Regardless, from talking to folks who completed the challenge, many (most?) people didn’t know what was actually being compared here, and just made an educated (or uneducated) guess to bypass this check or nop’d the check or patched the jump or swapped the eflag, which is basically what was intended at the outset anyway. (Note to self: if you’re trying to be sneaky, don’t implement your sneakiness in a fashion that gives people the info they need to just guess and bypass the whole damn check without understanding what it’s doing.)
Moving on, if your EBP was correct at the time goto_blackhat was called, it outputs those strings that were loaded at the beginning of the function:
… and then falls into these two loops down here:
For now, you can ignore what this does, other than that it calls _write with some data. (And if you’re really perceptive, you’ll notice it wrote to FD 2, which is STDERR.)
.text:0804A9A4 mov [esp+4], eax ; buf
.text:0804A9A8 mov dword ptr [esp], 2 ; fd
.text:0804A9AF call _write
[Note: we considered several ways to hide the goto_blackhat mmap/memcpy, stripping everything, inlining everything, forcing you to ROP or change memory permissions yourself, dynamically generating the two echoed values, seeding the decryption routine with EBP, etc. Marketing put the kibosh on that, as there was concern no one would spend the time to solve it before BH actually arrived. Plus, only malware reversers (and warez scenesters) would figure it out, and there are too many of you at BH already. ☺ We hope you enjoyed this easier version.] [Just kidding, we love you all.][Another Note: This big loop does some relatively simple decryption of the embedded buffer from a relatively nasty key computed with two modified SHA1 hashes with a non-standard TEA and other ridiculousness. We had one solver who RE’d these functions and manually decrypted the buffer. Basically, the key generation part was fixed in code with no seeds from process state, so grabbing that key and then manually decrypting was not hard once you saw what it was doing.]

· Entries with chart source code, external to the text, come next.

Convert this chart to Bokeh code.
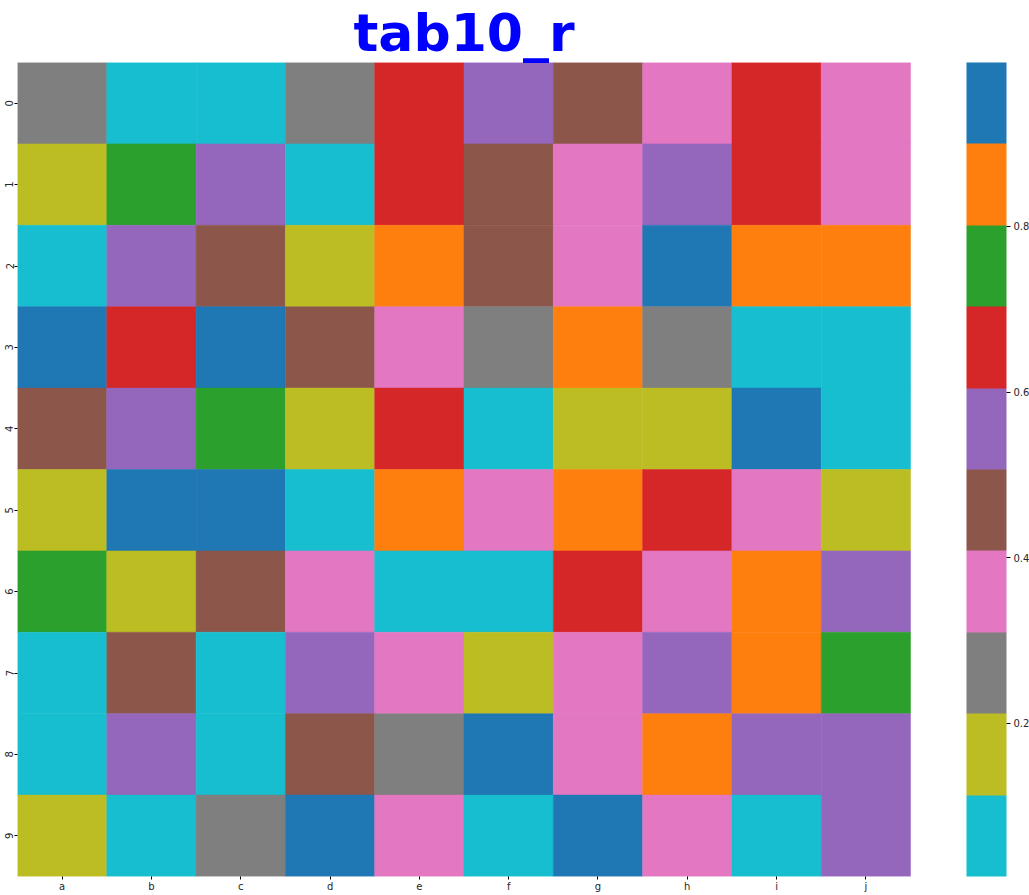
from bokeh.plotting import figure
from bokeh.models import (ColumnDataSource, LinearColorMapper, ColorBar, FixedTicker,
                          Range1d)
from bokeh.transform import transform
from bokeh.embed import file_html
from bokeh.resources import INLINE

columns = ["a", "b", "c", "d", "e", "f", "g", "h", "i", "j"]
rows = ["0", "1", "2", "3", "4", "5", "6", "7", "8", "9"]
values = [
    [0.26, 0.07, 0.05, 0.27, 0.66, 0.56, 0.45, 0.37, 0.64, 0.35],
    [0.17, 0.75, 0.55, 0.09, 0.65, 0.47, 0.36, 0.58, 0.67, 0.38],
    [0.06, 0.54, 0.46, 0.15, 0.84, 0.44, 0.34, 0.96, 0.86, 0.83],
    [0.94, 0.63, 0.95, 0.48, 0.36, 0.25, 0.85, 0.28, 0.08, 0.04],
    [0.43, 0.57, 0.73, 0.18, 0.66, 0.07, 0.16, 0.14, 0.93, 0.10],
    [0.19, 0.97, 0.92, 0.06, 0.87, 0.39, 0.82, 0.68, 0.37, 0.17],
    [0.76, 0.13, 0.45, 0.35, 0.03, 0.09, 0.62, 0.33, 0.84, 0.53],
    [0.05, 0.49, 0.08, 0.59, 0.34, 0.16, 0.38, 0.55, 0.81, 0.74],
    [0.11, 0.56, 0.07, 0.46, 0.29, 0.95, 0.36, 0.88, 0.54, 0.57],
    [0.15, 0.04, 0.24, 0.998, 0.35, 0.015, 0.93, 0.39, 0.06, 0.52],
]
colorbar_ticks = [0.2, 0.4, 0.6, 0.8]
palette = ["#17becf", "#bcbd22", "#7f7f7f", "#e377c2", "#8c564b",
           "#9467bd", "#d62728", "#2ca02c", "#ff7f0e", "#1f77b4"]

W, H = 1029, 895
LEFT, TOP, BOTTOM = 17, 62, 19
HEAT_W = 893          # pixel width of the heatmap area
frame_w = W - LEFT
frame_h = H - TOP - BOTTOM

col_pos = {c: i + 0.5 for i, c in enumerate(columns)}
xs, ys, vs = [], [], []
for r, row in zip(rows, values):
    for c, v in zip(columns, row):
        xs.append(col_pos[c])
        ys.append(r)
        vs.append(v)
flat = [v for row in values for v in row]
source = ColumnDataSource(dict(x=xs, y=ys, value=vs))
mapper = LinearColorMapper(palette=palette, low=min(flat), high=max(flat))

x_end = len(columns) * frame_w / HEAT_W
p = figure(width=W, height=H, x_range=Range1d(0, x_end), y_range=list(reversed(rows)),
           output_backend="svg", toolbar_location=None,
           min_border_left=LEFT, min_border_bottom=BOTTOM, min_border_top=0,
           min_border_right=0)
p.rect(x="x", y="y", width=1, height=1, source=source,
       fill_color=transform("value", mapper), line_color=transform("value", mapper),
       line_width=0.5)

p.title.text = "tab10_r"
p.title.text_color = "#0000ff"
p.title.text_font = "DejaVu Sans"
p.title.text_font_style = "bold"
p.title.text_font_size = "52px"
p.title.standoff = 0
p.title.align = "left"
p.title.offset = 336

p.xaxis.ticker = FixedTicker(ticks=[col_pos[c] for c in columns])
p.xaxis.major_label_overrides = {col_pos[c]: c for c in columns}

for ax in (p.xaxis[0], p.yaxis[0]):
    ax.axis_line_color = None
    ax.major_tick_line_color = "black"
    ax.major_tick_in = 0
    ax.major_tick_out = 3
    ax.minor_tick_line_color = None
    ax.major_label_text_font = "DejaVu Sans"
    ax.major_label_text_font_size = "10px"
    ax.major_label_text_color = "#262626"
    ax.major_label_standoff = 1
p.yaxis.major_label_orientation = "vertical"
p.grid.grid_line_color = None
p.outline_line_color = None

cb = ColorBar(color_mapper=mapper, width=40, height=frame_h,
              ticker=FixedTicker(ticks=colorbar_ticks),
              location=(966 - LEFT, 0),
              padding=0, margin=0, bar_line_color=None, border_line_color=None,
              background_fill_alpha=0,
              major_tick_in=0, major_tick_out=4, major_tick_line_color="black",
              major_label_text_font="DejaVu Sans", major_label_text_font_size="10px",
              major_label_text_color="#262626", label_standoff=3)
p.add_layout(cb, "center")

open("out.html", "w").write(file_html(p, INLINE))
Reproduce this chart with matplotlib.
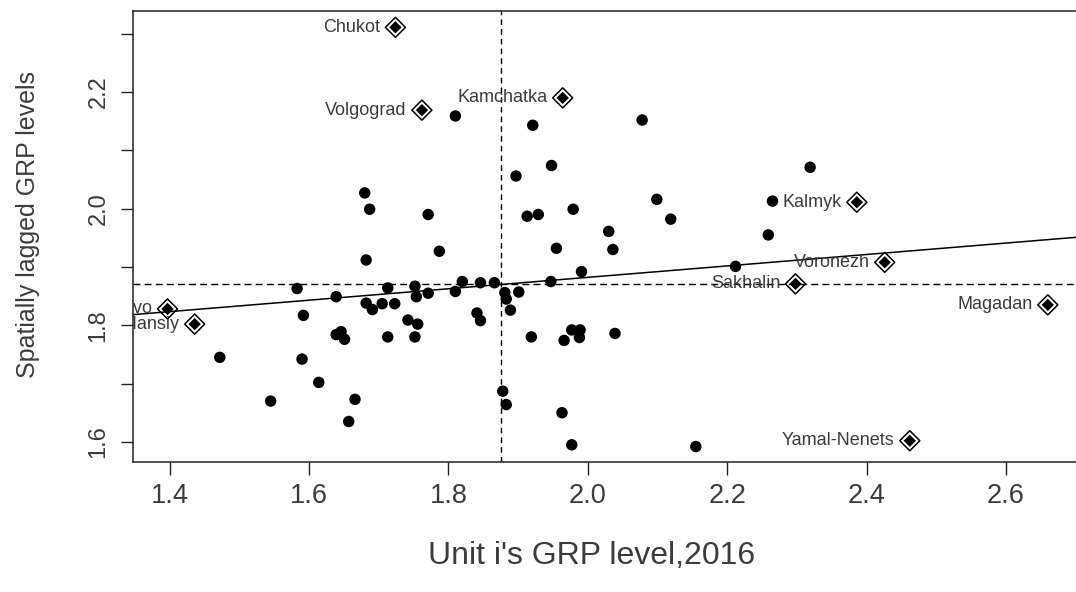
import matplotlib
matplotlib.use("Agg")
import matplotlib.pyplot as plt

plt.rcParams['font.family'] = ['Liberation Sans', 'DejaVu Sans']

# ---- data ----
# ordinary regions (x = unit GRP level 2016, y = spatially lagged GRP level)
grp_x = [1.810, 1.921, 2.078, 1.897, 1.948, 1.680, 1.687, 1.771, 1.913, 1.929,
         1.979, 2.099, 2.119, 2.030, 1.787, 1.682, 1.955, 2.036, 1.991, 2.319,
         2.265, 2.259, 2.212, 1.947, 1.583, 1.639, 1.713, 1.752, 1.754, 1.771,
         1.810, 1.820, 1.846, 1.866, 1.881, 1.883, 1.901, 1.889, 1.841, 1.846,
         1.682, 1.691, 1.705, 1.723, 1.592, 1.742, 1.756, 1.639, 1.646, 1.651,
         1.713, 1.752, 1.919, 1.966, 1.977, 1.989, 1.988, 2.039, 1.472, 1.590,
         1.545, 1.614, 1.666, 1.657, 1.878, 1.883, 1.963, 1.977, 2.155]
lag_y = [2.159, 2.143, 2.152, 2.056, 2.074, 2.027, 1.999, 1.990, 1.987, 1.990,
         1.999, 2.016, 1.982, 1.961, 1.927, 1.912, 1.932, 1.930, 1.892, 2.071,
         2.013, 1.955, 1.901, 1.875, 1.863, 1.849, 1.864, 1.867, 1.849, 1.855,
         1.858, 1.875, 1.873, 1.873, 1.856, 1.845, 1.857, 1.826, 1.821, 1.808,
         1.838, 1.827, 1.837, 1.837, 1.817, 1.809, 1.802, 1.784, 1.789, 1.776,
         1.780, 1.780, 1.780, 1.774, 1.792, 1.792, 1.779, 1.786, 1.745, 1.742,
         1.670, 1.702, 1.673, 1.635, 1.687, 1.664, 1.650, 1.595, 1.592]

# influential (labelled) regions
infl_names = ["Chukot", "Volgograd", "Kamchatka", "Kalmyk", "Voronezh",
              "Sakhalin", "Magadan", "Yamal-Nenets", "Ivanovo", "Khanty-Mansiy"]
infl_x = [1.724, 1.762, 1.964, 2.386, 2.426, 2.298, 2.660, 2.462, 1.397, 1.436]
infl_y = [2.311, 2.169, 2.190, 2.011, 1.908, 1.871, 1.835, 1.602, 1.828, 1.802]

# reference lines
x_mean = 1.875
y_mean = 1.870
fit_intercept = 1.6862
fit_slope = 0.098

x_ticks = [1.4, 1.6, 1.8, 2.0, 2.2, 2.4, 2.6]
y_ticks = [1.6, 1.7, 1.8, 1.9, 2.0, 2.1, 2.2, 2.3]
y_tick_labels = ["1.6", "", "1.8", "", "2.0", "", "2.2", ""]

x_label = "Unit i's GRP level,2016"
y_label = "Spatially lagged GRP levels"

# ---- figure ----
W, H = 1076, 592
fig = plt.figure(figsize=(W / 100, H / 100), dpi=100)
left, right, top, bottom = 133, 1083, 11, 462.3
ax = fig.add_axes([left / W, 1 - bottom / H, (right - left) / W, (bottom - top) / H])

txt_col = '#3c3c3c'

ax.scatter(grp_x, lag_y, s=68, color='black', edgecolors='none', zorder=3)
ax.scatter(infl_x, infl_y, marker='D', s=10.2 ** 2, facecolors='none',
           edgecolors='black', linewidths=1.1, zorder=3)
ax.scatter(infl_x, infl_y, marker='D', s=6.3 ** 2, color='black',
           edgecolors='none', zorder=3)

for name, xv, yv in zip(infl_names, infl_x, infl_y):
    ax.annotate(name, (xv, yv), xytext=(-11, 0), textcoords='offset points',
                ha='right', va='center', fontsize=13, color=txt_col,
                annotation_clip=False, clip_on=True)

ax.axvline(x_mean, color='black', lw=1.0, dashes=(4, 3), zorder=2)
ax.axhline(y_mean, color='black', lw=1.0, dashes=(5, 3), zorder=2)
ax.axline((0, fit_intercept), slope=fit_slope, color='black', lw=1.1, zorder=2)

ax.set_xlim(1.3475, 2.7105)
ax.set_ylim(1.565, 2.339)
ax.set_xticks(x_ticks)
ax.set_xticklabels([f"{v:.1f}" for v in x_ticks])
ax.set_yticks(y_ticks)
ax.set_yticklabels(y_tick_labels, rotation=90, va='center')

ax.tick_params(axis='both', direction='out', length=9, width=1.0, color='#222222',
               labelcolor=txt_col)
ax.tick_params(axis='x', labelsize=19.5, pad=6)
ax.tick_params(axis='y', labelsize=17, pad=8)

for s in ax.spines.values():
    s.set_color('#222222')
    s.set_linewidth(1.1)

ax.set_xlabel(x_label, fontsize=23, color=txt_col)
ax.set_ylabel(y_label, fontsize=18, color=txt_col)
ax.xaxis.set_label_coords((592 - left) / (right - left), -(556 - bottom) / (bottom - top))
ax.yaxis.set_label_coords(-(left - 28) / (right - left), (bottom - 224) / (bottom - top))
ax.xaxis.label.set_va('center')
ax.yaxis.label.set_va('center')

fig.savefig("out.png", dpi=100)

Ok, so we need our EBP to be 0x24242424, and we saw in main, earlier, that the bounce function goto_blackhat was copied to 0x24242424, so our input string is really easy. Dolla dolla billz, yo:
When you press enter, it dumps a bunch of binary data to STDERR, stage 2.
[stage 2]
Great, another PDF.
This brilliant haiku is a hat tip to our wonderful neighbors over at PoC||GTFO, specifically their 3rd edition that was released a couple of months ago. When you track it down, you’ll find a fantastic article on Angecryption, which is a way to create a binary that, when encrypted with a specific key and IV, generates a new file.
[Several people got stuck here. They briefly skimmed the angecryption article and just tried to decrypt the PDF (or the garbage at the end of the PDF) with the key/IV values given at the end of [stage 1]. Angecryption is madness because you don’t decrypt to get the plaintext, but encrypt it. I heartily recommend you go read that (and all other) PoC||GTFO articles over at any of the mirrors, such as http://openwall.info/wiki/people/solar/pocorgtfo.]
Googling for Angecryption, you’ll find the googlecode site hosting it (which contains an example encryption python script), or you could have just read the paper and done the encryption by hand:
This dumps yet another PDF:
…and this time it’s simply a wrapper for a zip file containing an mp3. (As currently written, Angecryption only supports a few filetypes, and we didn’t mess with implementing a zip or mp3 file; we simply reused the same PDF+ZIP file trick we used at the beginning.)